* BEGIN Data excerpt *

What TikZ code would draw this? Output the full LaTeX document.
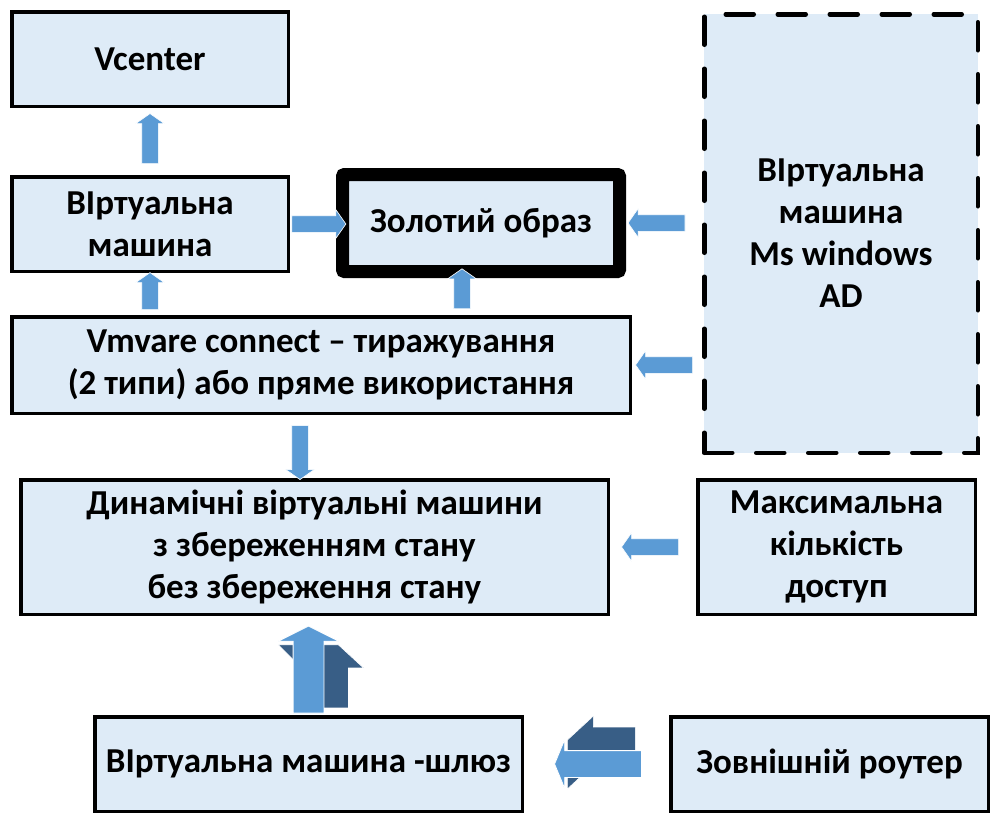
\documentclass[tikz,border=0pt]{standalone}
\usepackage{fontspec}
\setmainfont{Carlito}
\usetikzlibrary{shapes.arrows,calc}

\definecolor{boxfill}{RGB}{222,235,247}
\definecolor{arrowblue}{RGB}{91,155,213}
\definecolor{arrowdark}{RGB}{56,94,134}

\begin{document}
\begin{tikzpicture}[x=1pt, y=-1pt,
  plain box/.style = {
    draw, line width=3.5pt, fill=boxfill,
    align=center, inner sep=0pt,
    font=\fontsize{35}{42}\selectfont\bfseries,
  },
  flat arrow/.style = {
    single arrow, fill=arrowblue, draw=white, line width=0.6pt,
    inner xsep=0pt, inner ysep=8pt, text height=0pt, text depth=0pt,
    single arrow head extend=6pt, single arrow tip angle=110,
    minimum height=#1,
  },
  solid arrow/.style = {
    single arrow, fill=arrowblue, draw=white, line width=0.8pt,
    inner xsep=0pt, text height=0pt, text depth=0pt,
    minimum height=87pt,
  },
  side face/.style = {fill=arrowdark, draw=white, line width=0.6pt}]
  \useasboundingbox (0,0) rectangle (994,815);

  % boxes
  \node[plain box, minimum width=276.5pt, minimum height=94.5pt]
    (vcenter) at (150,59) {Vcenter};
  \node[plain box, minimum width=276.5pt, minimum height=94.5pt]
    (vm) at (150,224) {ВІртуальна\\машина};
  \node[plain box, line width=13pt, rounded corners=2pt,
    minimum width=277pt, minimum height=97pt]
    (gold) at (481,223) {Золотий образ};
  \node[plain box, line width=4.5pt, dash pattern=on 28pt off 24pt,
    line cap=round, minimum width=273.5pt, minimum height=438.5pt]
    (winvm) at (841,233.5) {ВІртуальна\\машина\\Ms windows\\AD};
  \node[plain box, minimum width=618.5pt, minimum height=96.5pt]
    (connect) at (321,365)
    {Vmvare connect – тиражування\\(2 типи) або пряме використання};
  \node[plain box, minimum width=587.5pt, minimum height=134.5pt]
    (dyn) at (314.5,547)
    {Динамічні віртуальні машини\\з збереженням стану\\без збереження стану};
  \node[plain box, minimum width=277.5pt, minimum height=134.5pt]
    (maxc) at (836.5,547) {Максимальна\\кількість\\доступ};
  \node[plain box, minimum width=427.5pt, minimum height=94.5pt]
    (gw) at (308.5,764) {ВІртуальна машина -шлюз};
  \node[plain box, minimum width=317.5pt, minimum height=94.5pt]
    (router) at (829.5,764) {Зовнішній роутер};

  % flat arrows
  \path (vm.north) -- (vcenter.south)
    node[midway, flat arrow=50pt, rotate=90] {};
  \path (vm.east) -- (vm.east -| gold.west)
    node[midway, xshift=3pt, flat arrow=54pt] {};
  \path (winvm.west |- gold.east) -- (gold.east)
    node[pos=0.56, flat arrow=57pt, rotate=180] {};
  \path (connect.north -| vm.south) -- (vm.south)
    node[midway, flat arrow=37pt, rotate=90] {};
  \path ($(gold.south |- connect.north)+(-19,0)$) -- ($(gold.south)+(-19,0)$)
    node[pos=0.63, flat arrow=40pt, rotate=90] {};
  \path (winvm.west |- connect.east) -- (connect.east)
    node[midway, flat arrow=57pt, rotate=180] {};
  \path ($(connect.south)+(-21,0)$) -- ($(connect.south |- dyn.north)+(-21,0)$)
    node[pos=0.55, flat arrow=54pt, rotate=-90] {};
  \path (maxc.west) -- (maxc.west -| dyn.east)
    node[midway, flat arrow=57pt, rotate=180] {};

  % arrows with a shaded side
  \path (gw.north) -- (gw.north |- dyn.south) coordinate[pos=0.42] (up3d);
  \filldraw[side face, shift={(up3d)}]
    (15,-28.5) -- (30,-28.5) -- (55,-5.5) -- (40,-5.5) -- (40,34.5) -- (15,34.5) -- cycle
    (-30,-28.5) -- (-15,-28.5) -- (-15,-13.5) -- cycle;
  \node[solid arrow, inner ysep=15pt, single arrow head extend=15pt,
    single arrow tip angle=127, rotate=90] at (up3d) {};

  \path (router.west) -- (router.west -| gw.east) coordinate[pos=0.47] (left3d);
  \filldraw[side face, shift={(left3d)}]
    (-33.5,-13) -- (-33.5,-24) -- (-7.5,-48) -- (-7.5,-37) -- (34.5,-37) -- (34.5,-13) -- cycle
    (-33.5,13) -- (-20.5,13) -- (-33.5,25) -- cycle;
  \node[solid arrow, inner ysep=13pt, single arrow head extend=11pt,
    single arrow tip angle=135, rotate=180] at (left3d) {};
\end{tikzpicture}
\end{document}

* END Data excerpt *

### Exercise
Pictures in the data above should not be copied; transcribe everything else exactly.

### Task result
What TikZ code would draw this? Output the full LaTeX document.
\documentclass[tikz,border=0pt]{standalone}
\usepackage{fontspec}
\setmainfont{Carlito}
\usetikzlibrary{shapes.arrows,calc}

\definecolor{boxfill}{RGB}{222,235,247}
\definecolor{arrowblue}{RGB}{91,155,213}
\definecolor{arrowdark}{RGB}{56,94,134}

\begin{document}
\begin{tikzpicture}[x=1pt, y=-1pt,
  plain box/.style = {
    draw, line width=3.5pt, fill=boxfill,
    align=center, inner sep=0pt,
    font=\fontsize{35}{42}\selectfont\bfseries,
  },
  flat arrow/.style = {
    single arrow, fill=arrowblue, draw=white, line width=0.6pt,
    inner xsep=0pt, inner ysep=8pt, text height=0pt, text depth=0pt,
    single arrow head extend=6pt, single arrow tip angle=110,
    minimum height=#1,
  },
  solid arrow/.style = {
    single arrow, fill=arrowblue, draw=white, line width=0.8pt,
    inner xsep=0pt, text height=0pt, text depth=0pt,
    minimum height=87pt,
  },
  side face/.style = {fill=arrowdark, draw=white, line width=0.6pt}]
  \useasboundingbox (0,0) rectangle (994,815);

  % boxes
  \node[plain box, minimum width=276.5pt, minimum height=94.5pt]
    (vcenter) at (150,59) {Vcenter};
  \node[plain box, minimum width=276.5pt, minimum height=94.5pt]
    (vm) at (150,224) {ВІртуальна\\машина};
  \node[plain box, line width=13pt, rounded corners=2pt,
    minimum width=277pt, minimum height=97pt]
    (gold) at (481,223) {Золотий образ};
  \node[plain box, line width=4.5pt, dash pattern=on 28pt off 24pt,
    line cap=round, minimum width=273.5pt, minimum height=438.5pt]
    (winvm) at (841,233.5) {ВІртуальна\\машина\\Ms windows\\AD};
  \node[plain box, minimum width=618.5pt, minimum height=96.5pt]
    (connect) at (321,365)
    {Vmvare connect – тиражування\\(2 типи) або пряме використання};
  \node[plain box, minimum width=587.5pt, minimum height=134.5pt]
    (dyn) at (314.5,547)
    {Динамічні віртуальні машини\\з збереженням стану\\без збереження стану};
  \node[plain box, minimum width=277.5pt, minimum height=134.5pt]
    (maxc) at (836.5,547) {Максимальна\\кількість\\доступ};
  \node[plain box, minimum width=427.5pt, minimum height=94.5pt]
    (gw) at (308.5,764) {ВІртуальна машина -шлюз};
  \node[plain box, minimum width=317.5pt, minimum height=94.5pt]
    (router) at (829.5,764) {Зовнішній роутер};

  % flat arrows
  \path (vm.north) -- (vcenter.south)
    node[midway, flat arrow=50pt, rotate=90] {};
  \path (vm.east) -- (vm.east -| gold.west)
    node[midway, xshift=3pt, flat arrow=54pt] {};
  \path (winvm.west |- gold.east) -- (gold.east)
    node[pos=0.56, flat arrow=57pt, rotate=180] {};
  \path (connect.north -| vm.south) -- (vm.south)
    node[midway, flat arrow=37pt, rotate=90] {};
  \path ($(gold.south |- connect.north)+(-19,0)$) -- ($(gold.south)+(-19,0)$)
    node[pos=0.63, flat arrow=40pt, rotate=90] {};
  \path (winvm.west |- connect.east) -- (connect.east)
    node[midway, flat arrow=57pt, rotate=180] {};
  \path ($(connect.south)+(-21,0)$) -- ($(connect.south |- dyn.north)+(-21,0)$)
    node[pos=0.55, flat arrow=54pt, rotate=-90] {};
  \path (maxc.west) -- (maxc.west -| dyn.east)
    node[midway, flat arrow=57pt, rotate=180] {};

  % arrows with a shaded side
  \path (gw.north) -- (gw.north |- dyn.south) coordinate[pos=0.42] (up3d);
  \filldraw[side face, shift={(up3d)}]
    (15,-28.5) -- (30,-28.5) -- (55,-5.5) -- (40,-5.5) -- (40,34.5) -- (15,34.5) -- cycle
    (-30,-28.5) -- (-15,-28.5) -- (-15,-13.5) -- cycle;
  \node[solid arrow, inner ysep=15pt, single arrow head extend=15pt,
    single arrow tip angle=127, rotate=90] at (up3d) {};

  \path (router.west) -- (router.west -| gw.east) coordinate[pos=0.47] (left3d);
  \filldraw[side face, shift={(left3d)}]
    (-33.5,-13) -- (-33.5,-24) -- (-7.5,-48) -- (-7.5,-37) -- (34.5,-37) -- (34.5,-13) -- cycle
    (-33.5,13) -- (-20.5,13) -- (-33.5,25) -- cycle;
  \node[solid arrow, inner ysep=13pt, single arrow head extend=11pt,
    single arrow tip angle=135, rotate=180] at (left3d) {};
\end{tikzpicture}
\end{document}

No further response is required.